Copy the data that follows, character for character, minus the pictures.

+ + +

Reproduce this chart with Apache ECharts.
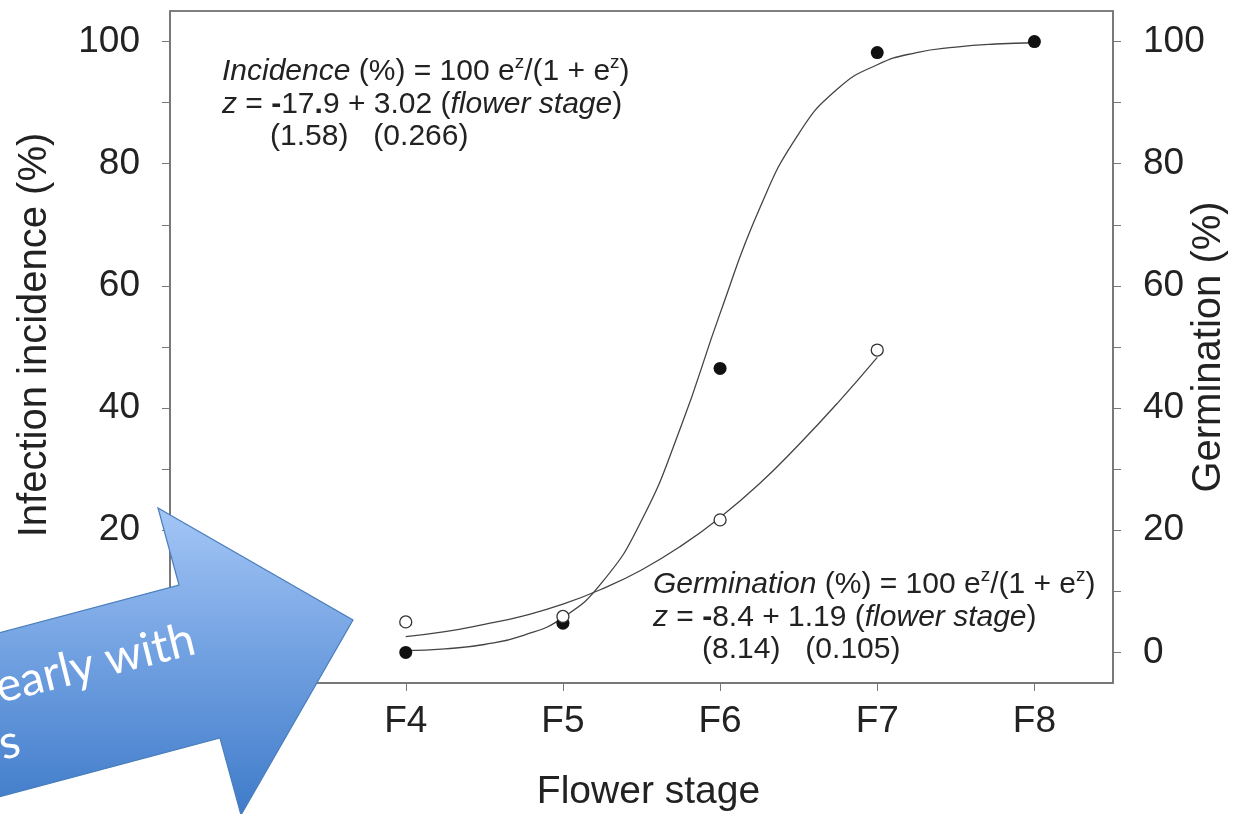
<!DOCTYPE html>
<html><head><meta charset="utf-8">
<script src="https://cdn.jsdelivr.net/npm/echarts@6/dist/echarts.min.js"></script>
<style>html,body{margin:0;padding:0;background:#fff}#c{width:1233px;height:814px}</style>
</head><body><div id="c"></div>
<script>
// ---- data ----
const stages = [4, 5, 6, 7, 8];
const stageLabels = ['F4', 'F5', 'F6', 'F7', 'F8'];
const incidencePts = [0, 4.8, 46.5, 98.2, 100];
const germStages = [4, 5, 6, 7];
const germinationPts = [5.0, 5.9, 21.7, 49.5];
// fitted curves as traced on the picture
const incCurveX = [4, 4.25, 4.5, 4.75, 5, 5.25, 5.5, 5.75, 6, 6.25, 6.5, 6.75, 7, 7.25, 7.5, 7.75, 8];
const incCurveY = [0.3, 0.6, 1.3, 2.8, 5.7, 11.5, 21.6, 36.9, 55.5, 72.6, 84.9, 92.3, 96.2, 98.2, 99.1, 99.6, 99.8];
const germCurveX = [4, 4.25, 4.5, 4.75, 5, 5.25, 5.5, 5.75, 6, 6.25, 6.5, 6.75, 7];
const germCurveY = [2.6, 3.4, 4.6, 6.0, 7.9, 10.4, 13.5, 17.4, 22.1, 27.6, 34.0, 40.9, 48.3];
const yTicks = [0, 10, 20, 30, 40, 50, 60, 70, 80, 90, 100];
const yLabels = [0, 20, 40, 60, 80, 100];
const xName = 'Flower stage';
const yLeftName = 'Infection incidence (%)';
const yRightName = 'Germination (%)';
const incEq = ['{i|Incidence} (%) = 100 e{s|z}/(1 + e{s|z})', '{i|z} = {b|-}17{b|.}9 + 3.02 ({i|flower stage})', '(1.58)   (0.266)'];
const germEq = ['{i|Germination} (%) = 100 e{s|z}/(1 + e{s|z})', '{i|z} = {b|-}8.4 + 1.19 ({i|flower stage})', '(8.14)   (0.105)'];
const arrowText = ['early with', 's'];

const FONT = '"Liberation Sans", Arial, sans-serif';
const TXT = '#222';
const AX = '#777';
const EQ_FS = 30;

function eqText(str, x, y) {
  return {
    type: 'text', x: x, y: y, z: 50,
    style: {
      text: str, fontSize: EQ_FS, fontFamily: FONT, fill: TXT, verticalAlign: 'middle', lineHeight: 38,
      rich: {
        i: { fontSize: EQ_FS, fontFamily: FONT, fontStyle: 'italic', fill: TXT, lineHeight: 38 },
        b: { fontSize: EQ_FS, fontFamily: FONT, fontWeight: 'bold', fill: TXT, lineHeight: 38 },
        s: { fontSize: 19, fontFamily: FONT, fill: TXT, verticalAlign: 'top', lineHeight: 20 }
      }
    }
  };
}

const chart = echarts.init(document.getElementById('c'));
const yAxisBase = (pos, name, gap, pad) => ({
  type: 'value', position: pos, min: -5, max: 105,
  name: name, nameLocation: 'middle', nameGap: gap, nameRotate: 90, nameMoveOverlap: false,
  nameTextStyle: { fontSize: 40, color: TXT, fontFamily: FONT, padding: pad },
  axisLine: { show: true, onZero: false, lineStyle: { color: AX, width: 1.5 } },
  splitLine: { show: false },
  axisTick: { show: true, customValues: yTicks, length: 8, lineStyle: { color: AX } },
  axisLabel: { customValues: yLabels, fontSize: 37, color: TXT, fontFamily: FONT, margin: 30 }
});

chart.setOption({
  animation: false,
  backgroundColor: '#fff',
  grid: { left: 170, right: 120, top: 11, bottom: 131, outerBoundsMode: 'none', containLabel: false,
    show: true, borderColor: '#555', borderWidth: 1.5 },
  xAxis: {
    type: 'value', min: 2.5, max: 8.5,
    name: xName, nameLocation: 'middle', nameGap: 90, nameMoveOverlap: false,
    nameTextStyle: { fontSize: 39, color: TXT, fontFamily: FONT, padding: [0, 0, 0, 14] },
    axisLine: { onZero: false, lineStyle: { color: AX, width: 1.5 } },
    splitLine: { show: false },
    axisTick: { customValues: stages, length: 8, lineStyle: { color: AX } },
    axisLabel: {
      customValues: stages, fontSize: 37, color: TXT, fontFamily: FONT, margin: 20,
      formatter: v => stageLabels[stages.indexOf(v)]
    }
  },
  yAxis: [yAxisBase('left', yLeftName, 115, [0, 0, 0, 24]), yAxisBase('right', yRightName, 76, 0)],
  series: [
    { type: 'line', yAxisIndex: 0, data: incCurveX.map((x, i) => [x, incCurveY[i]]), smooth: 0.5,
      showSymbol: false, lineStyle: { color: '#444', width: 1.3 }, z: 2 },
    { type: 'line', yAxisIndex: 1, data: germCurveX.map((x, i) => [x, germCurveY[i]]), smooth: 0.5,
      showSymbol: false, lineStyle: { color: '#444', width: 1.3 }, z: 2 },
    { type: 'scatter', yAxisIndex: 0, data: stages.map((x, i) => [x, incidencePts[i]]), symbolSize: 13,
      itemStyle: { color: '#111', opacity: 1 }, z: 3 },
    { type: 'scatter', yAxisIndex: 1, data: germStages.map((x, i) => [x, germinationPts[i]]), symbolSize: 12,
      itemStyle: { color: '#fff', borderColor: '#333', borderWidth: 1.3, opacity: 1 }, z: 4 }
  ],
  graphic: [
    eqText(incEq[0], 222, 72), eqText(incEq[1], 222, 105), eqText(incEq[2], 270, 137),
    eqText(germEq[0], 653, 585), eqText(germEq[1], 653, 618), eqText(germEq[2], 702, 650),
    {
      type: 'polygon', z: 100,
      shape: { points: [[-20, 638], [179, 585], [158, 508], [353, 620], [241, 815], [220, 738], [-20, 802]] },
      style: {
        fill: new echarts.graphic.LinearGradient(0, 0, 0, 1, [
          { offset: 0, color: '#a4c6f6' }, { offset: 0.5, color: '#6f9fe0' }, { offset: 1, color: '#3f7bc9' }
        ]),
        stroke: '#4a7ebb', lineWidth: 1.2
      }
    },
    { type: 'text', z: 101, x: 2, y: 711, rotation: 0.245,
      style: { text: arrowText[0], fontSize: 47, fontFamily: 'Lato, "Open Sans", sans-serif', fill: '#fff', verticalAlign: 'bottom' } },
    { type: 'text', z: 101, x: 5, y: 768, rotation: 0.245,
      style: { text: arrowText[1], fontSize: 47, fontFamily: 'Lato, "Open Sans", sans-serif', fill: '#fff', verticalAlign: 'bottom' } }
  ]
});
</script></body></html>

+ + +

(THE SOLUTION):
Reproduce this chart with Apache ECharts.
<!DOCTYPE html>
<html><head><meta charset="utf-8">
<script src="https://cdn.jsdelivr.net/npm/echarts@6/dist/echarts.min.js"></script>
<style>html,body{margin:0;padding:0;background:#fff}#c{width:1233px;height:814px}</style>
</head><body><div id="c"></div>
<script>
// ---- data ----
const stages = [4, 5, 6, 7, 8];
const stageLabels = ['F4', 'F5', 'F6', 'F7', 'F8'];
const incidencePts = [0, 4.8, 46.5, 98.2, 100];
const germStages = [4, 5, 6, 7];
const germinationPts = [5.0, 5.9, 21.7, 49.5];
// fitted curves as traced on the picture
const incCurveX = [4, 4.25, 4.5, 4.75, 5, 5.25, 5.5, 5.75, 6, 6.25, 6.5, 6.75, 7, 7.25, 7.5, 7.75, 8];
const incCurveY = [0.3, 0.6, 1.3, 2.8, 5.7, 11.5, 21.6, 36.9, 55.5, 72.6, 84.9, 92.3, 96.2, 98.2, 99.1, 99.6, 99.8];
const germCurveX = [4, 4.25, 4.5, 4.75, 5, 5.25, 5.5, 5.75, 6, 6.25, 6.5, 6.75, 7];
const germCurveY = [2.6, 3.4, 4.6, 6.0, 7.9, 10.4, 13.5, 17.4, 22.1, 27.6, 34.0, 40.9, 48.3];
const yTicks = [0, 10, 20, 30, 40, 50, 60, 70, 80, 90, 100];
const yLabels = [0, 20, 40, 60, 80, 100];
const xName = 'Flower stage';
const yLeftName = 'Infection incidence (%)';
const yRightName = 'Germination (%)';
const incEq = ['{i|Incidence} (%) = 100 e{s|z}/(1 + e{s|z})', '{i|z} = {b|-}17{b|.}9 + 3.02 ({i|flower stage})', '(1.58)   (0.266)'];
const germEq = ['{i|Germination} (%) = 100 e{s|z}/(1 + e{s|z})', '{i|z} = {b|-}8.4 + 1.19 ({i|flower stage})', '(8.14)   (0.105)'];
const arrowText = ['early with', 's'];

const FONT = '"Liberation Sans", Arial, sans-serif';
const TXT = '#222';
const AX = '#777';
const EQ_FS = 30;

function eqText(str, x, y) {
  return {
    type: 'text', x: x, y: y, z: 50,
    style: {
      text: str, fontSize: EQ_FS, fontFamily: FONT, fill: TXT, verticalAlign: 'middle', lineHeight: 38,
      rich: {
        i: { fontSize: EQ_FS, fontFamily: FONT, fontStyle: 'italic', fill: TXT, lineHeight: 38 },
        b: { fontSize: EQ_FS, fontFamily: FONT, fontWeight: 'bold', fill: TXT, lineHeight: 38 },
        s: { fontSize: 19, fontFamily: FONT, fill: TXT, verticalAlign: 'top', lineHeight: 20 }
      }
    }
  };
}

const chart = echarts.init(document.getElementById('c'));
const yAxisBase = (pos, name, gap, pad) => ({
  type: 'value', position: pos, min: -5, max: 105,
  name: name, nameLocation: 'middle', nameGap: gap, nameRotate: 90, nameMoveOverlap: false,
  nameTextStyle: { fontSize: 40, color: TXT, fontFamily: FONT, padding: pad },
  axisLine: { show: true, onZero: false, lineStyle: { color: AX, width: 1.5 } },
  splitLine: { show: false },
  axisTick: { show: true, customValues: yTicks, length: 8, lineStyle: { color: AX } },
  axisLabel: { customValues: yLabels, fontSize: 37, color: TXT, fontFamily: FONT, margin: 30 }
});

chart.setOption({
  animation: false,
  backgroundColor: '#fff',
  grid: { left: 170, right: 120, top: 11, bottom: 131, outerBoundsMode: 'none', containLabel: false,
    show: true, borderColor: '#555', borderWidth: 1.5 },
  xAxis: {
    type: 'value', min: 2.5, max: 8.5,
    name: xName, nameLocation: 'middle', nameGap: 90, nameMoveOverlap: false,
    nameTextStyle: { fontSize: 39, color: TXT, fontFamily: FONT, padding: [0, 0, 0, 14] },
    axisLine: { onZero: false, lineStyle: { color: AX, width: 1.5 } },
    splitLine: { show: false },
    axisTick: { customValues: stages, length: 8, lineStyle: { color: AX } },
    axisLabel: {
      customValues: stages, fontSize: 37, color: TXT, fontFamily: FONT, margin: 20,
      formatter: v => stageLabels[stages.indexOf(v)]
    }
  },
  yAxis: [yAxisBase('left', yLeftName, 115, [0, 0, 0, 24]), yAxisBase('right', yRightName, 76, 0)],
  series: [
    { type: 'line', yAxisIndex: 0, data: incCurveX.map((x, i) => [x, incCurveY[i]]), smooth: 0.5,
      showSymbol: false, lineStyle: { color: '#444', width: 1.3 }, z: 2 },
    { type: 'line', yAxisIndex: 1, data: germCurveX.map((x, i) => [x, germCurveY[i]]), smooth: 0.5,
      showSymbol: false, lineStyle: { color: '#444', width: 1.3 }, z: 2 },
    { type: 'scatter', yAxisIndex: 0, data: stages.map((x, i) => [x, incidencePts[i]]), symbolSize: 13,
      itemStyle: { color: '#111', opacity: 1 }, z: 3 },
    { type: 'scatter', yAxisIndex: 1, data: germStages.map((x, i) => [x, germinationPts[i]]), symbolSize: 12,
      itemStyle: { color: '#fff', borderColor: '#333', borderWidth: 1.3, opacity: 1 }, z: 4 }
  ],
  graphic: [
    eqText(incEq[0], 222, 72), eqText(incEq[1], 222, 105), eqText(incEq[2], 270, 137),
    eqText(germEq[0], 653, 585), eqText(germEq[1], 653, 618), eqText(germEq[2], 702, 650),
    {
      type: 'polygon', z: 100,
      shape: { points: [[-20, 638], [179, 585], [158, 508], [353, 620], [241, 815], [220, 738], [-20, 802]] },
      style: {
        fill: new echarts.graphic.LinearGradient(0, 0, 0, 1, [
          { offset: 0, color: '#a4c6f6' }, { offset: 0.5, color: '#6f9fe0' }, { offset: 1, color: '#3f7bc9' }
        ]),
        stroke: '#4a7ebb', lineWidth: 1.2
      }
    },
    { type: 'text', z: 101, x: 2, y: 711, rotation: 0.245,
      style: { text: arrowText[0], fontSize: 47, fontFamily: 'Lato, "Open Sans", sans-serif', fill: '#fff', verticalAlign: 'bottom' } },
    { type: 'text', z: 101, x: 5, y: 768, rotation: 0.245,
      style: { text: arrowText[1], fontSize: 47, fontFamily: 'Lato, "Open Sans", sans-serif', fill: '#fff', verticalAlign: 'bottom' } }
  ]
});
</script></body></html>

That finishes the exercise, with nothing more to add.